Schatz would not name any of the Republicans he’s in talks with, fearing that naming them would scare off support.
Schatz and Rhode Island Sen. Sheldon Whitehouse introduced a carbon tax bill at AEI in the hopes of getting more conservatives to sign onto the plan. Whitehouse said they were in talks with “six to 10” Republicans.
They’ve got a big problem, though — their bill is almost certainly dead on arrival because most Republicans oppose a carbon tax.
President Donald Trump signed a campaign pledge opposing such a tax, and his administration has largely ignored efforts by self-described conservative groups to tax carbon dioxide.
Even the 25 Republican lawmakers that joined the House Climate Solutions Caucus have been silent on the bill. Caucus co-chair Republican Florida Rep. Carlos Curbelo’s office did not respond to The Daily Caller News Foundation’s request for comment.
However, Republican Climate Caucus members may be wary of supporting a Democratic carbon tax bill.
The Whitehouse-Schatz bill is a $2.1 trillion tax on industry, which means higher energy prices. To offset that would require massive wealth redistribution and create interest groups dependent on this new stream of revenue.
“So you’ve created a new government expectation of a payout based on a revenue that should be winding down,” Veronique de Rugy, a policy expert with the libertarian Mercatus Center, said during a panel discussion after the carbon tax bill was introduced.
A more fundamental problem exists, however: there’s no grand bargain to be made with Republicans.
Republicans control the White House and Congress, and Trump is already repealing Obama-era climate regulations that Democrats proposed to nix in exchange for a carbon tax.

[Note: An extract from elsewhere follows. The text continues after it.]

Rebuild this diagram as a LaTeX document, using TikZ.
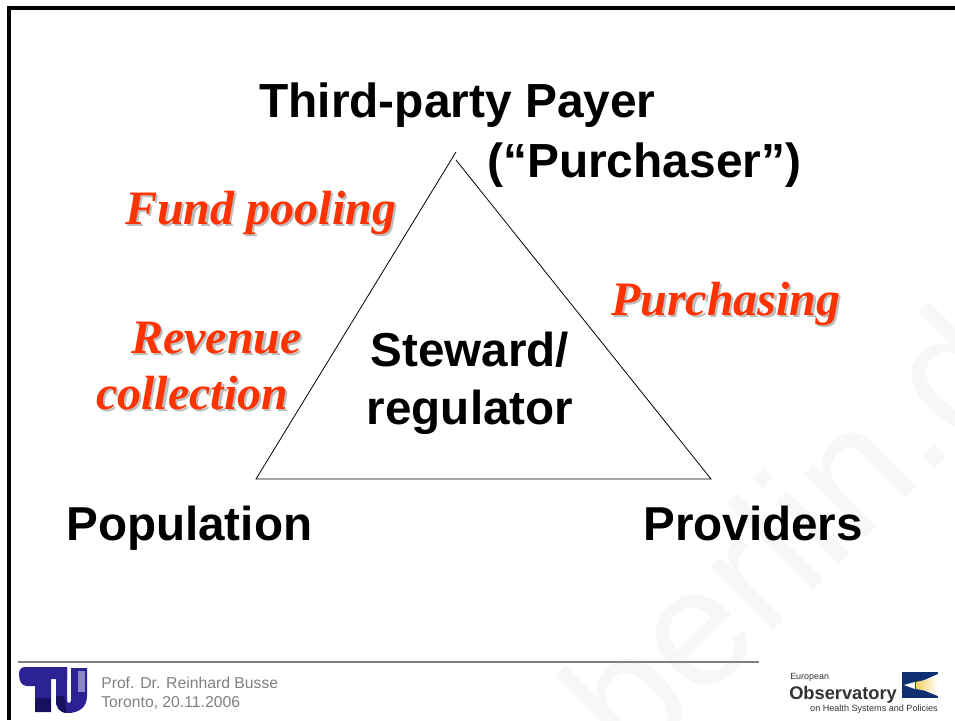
\documentclass[tikz,border=0pt]{standalone}
\usepackage{fontspec}
\setmainfont{Liberation Serif}
\setsansfont{Liberation Sans}
\usetikzlibrary{positioning}
\definecolor{fundred}{HTML}{FF3300}
\definecolor{shadowgray}{HTML}{BEBEBE}
\definecolor{tublue}{HTML}{2C2296}
\definecolor{tudark}{HTML}{17115F}
\definecolor{tupale}{HTML}{8C88C8}
\definecolor{obsblue}{HTML}{0F2F73}
\definecolor{obsyellow}{HTML}{F4CE62}
\tikzset{
	title/.style={inner sep=0pt,anchor=base west,font=\sffamily\bfseries\fontsize{35.9}{43.5}\selectfont},
	corner/.style={title,font=\sffamily\bfseries\fontsize{35.7}{43.5}\selectfont},
	middle/.style={inner sep=0pt,align=center,font=\sffamily\bfseries\fontsize{35.7}{43.5}\selectfont},
	func/.style={inner sep=0pt,anchor=base west,font=\rmfamily\bfseries\itshape\fontsize{36}{43.5}\selectfont,text=fundred},
	funcshadow/.style={func,text=shadowgray,xshift=1.6pt,yshift=-1.6pt},
	side/.style={black,line width=0.6pt},
	footer/.style={inner sep=0pt,anchor=base west,font=\sffamily\fontsize{11.8}{14}\selectfont,text=gray},
	obs/.style={inner sep=0pt,font=\sffamily,text=black!80}
}

\begin{document}
\begin{tikzpicture}[x=0.75pt,y=-0.75pt]
	\clip (0,0) rectangle (955,720);
	\fill[white] (0,0) rectangle (955,720);
	\node[inner sep=0pt,anchor=base west,rotate=45,font=\sffamily\fontsize{126}{130}\selectfont,text=black!3] (mark) at (633.5,770.5) {berlin.de};
	% slide frame
	\draw[black,line width=2.4pt] (9,720) -- (9,8) -- (955,8);

	\node[title] (payer) at (259,118) {Third-party Payer};
	\node[title] (purch) at (487,178) {(“Purchaser”)};
	\node[corner] (pop) at (66,540) {Population};
	\node[corner] (prov) at (643,540) {Providers};
	\node[middle] (steward) at (470,383) {Steward/\\regulator};

	\coordinate (apexl) at (456,152);
	\coordinate (apexr) at (456,160);
	\coordinate (popc) at (256,479);
	\coordinate (provc) at (711,479);
	\draw[side] (apexl) -- (popc) -- (provc) -- (apexr);

	\node[funcshadow] (funds) at (125,224) {Fund pooling};
	\node[func] (fund) at (125,224) {Fund pooling};
	\node[funcshadow] (revs) at (131,353) {Revenue};
	\node[func] (rev) at (131,353) {Revenue};
	\node[funcshadow] (colls) at (96,409) {collection};
	\node[func] (coll) at (96,409) {collection};
	\node[funcshadow] (purs) at (611,315) {Purchasing};
	\node[func] (pur) at (611,315) {Purchasing};

	% footer
	\coordinate (rulea) at (18,662);
	\coordinate (ruleb) at (759,662);
	\draw[gray,line width=1.2pt] (rulea) -- (ruleb);
	\node[footer] (prof) at (101,688) {Prof. Dr. Reinhard Busse};
	\node[footer] (town) at (101,707) {Toronto, 20.11.2006};

	% TU logo
	\fill[tublue] (19,674) .. controls (19,670) and (21,667) .. (25,667) -- (67,667) -- (67,679) -- (51,679) -- (51,712) -- (35,712) -- (35,686) -- (27,686) .. controls (21,686) and (19,680) .. (19,674) -- cycle;
	\fill[tublue] (56,667) -- (67,667) -- (67,700) .. controls (67,704) and (71,704) .. (71,700) -- (71,668) -- (87,668) -- (87,696) .. controls (87,708) and (78,713) .. (68,713) .. controls (60,713) and (56,708) .. (56,700) -- cycle;
	\fill[tudark] (35,698) -- (51,698) -- (51,712) -- (35,712) -- cycle;
	\fill[tudark] (56,696) -- (64,696) -- (67,713) .. controls (60,713) and (56,708) .. (56,700) -- cycle;
	\fill[tupale] (78,671) rectangle (85,692);

	% observatory logo
	\node[obs,anchor=base west,font=\sffamily\fontsize{6.7}{8}\selectfont] (euro) at (790,679) {European};
	\node[obs,anchor=base west,font=\sffamily\bfseries\fontsize{13.7}{16}\selectfont] (obsv) at (789,699) {Observatory};
	\node[obs,anchor=base east,font=\sffamily\fontsize{6.8}{8}\selectfont] (health) at (938,711) {on Health Systems and Policies};
	\fill[obsblue] (902,672) rectangle (938,698);
	\fill[white] (916,684) -- (938,674) -- (938,696) -- (916,687) -- cycle;
	\shade[left color=obsyellow,right color=white] (916,682) -- (938,677) -- (938,693) -- (916,689) -- cycle;
	\fill[white] (904,685) -- (915,682) -- (915,689) -- cycle;
\end{tikzpicture}
\end{document}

The Whitehouse-Schatz bill proposes a gradually-rising carbon tax that would start at $49 per ton of emissions in 2018. The tax is expected to raise $2.1 trillion over 10 years, which would be used to lower corporate taxes and pay for more tax credits.
Whitehouse also suggested some regulations could be cut if a carbon tax would put in place. The Whitehouse-Schatz bill is almost identical to legislation they introduced in 2015, also at AEI.
“With a carbon fee we could make every miner a king,” Whitehouse said, saying that carbon tax revenues could be used to give benefits to coal miners or pay to retrain them.
Schatz stressed that the tax could be a solution to gridlock on tax reform. GOP lawmakers are debating how to offset lost revenues from lowering corporate and individual income taxes.
“We have a window of opportunity through tax reform,” Schatz said. “There is no revenue for tax reform right now.”
“This may be a place that they turn to,” Schatz concluded.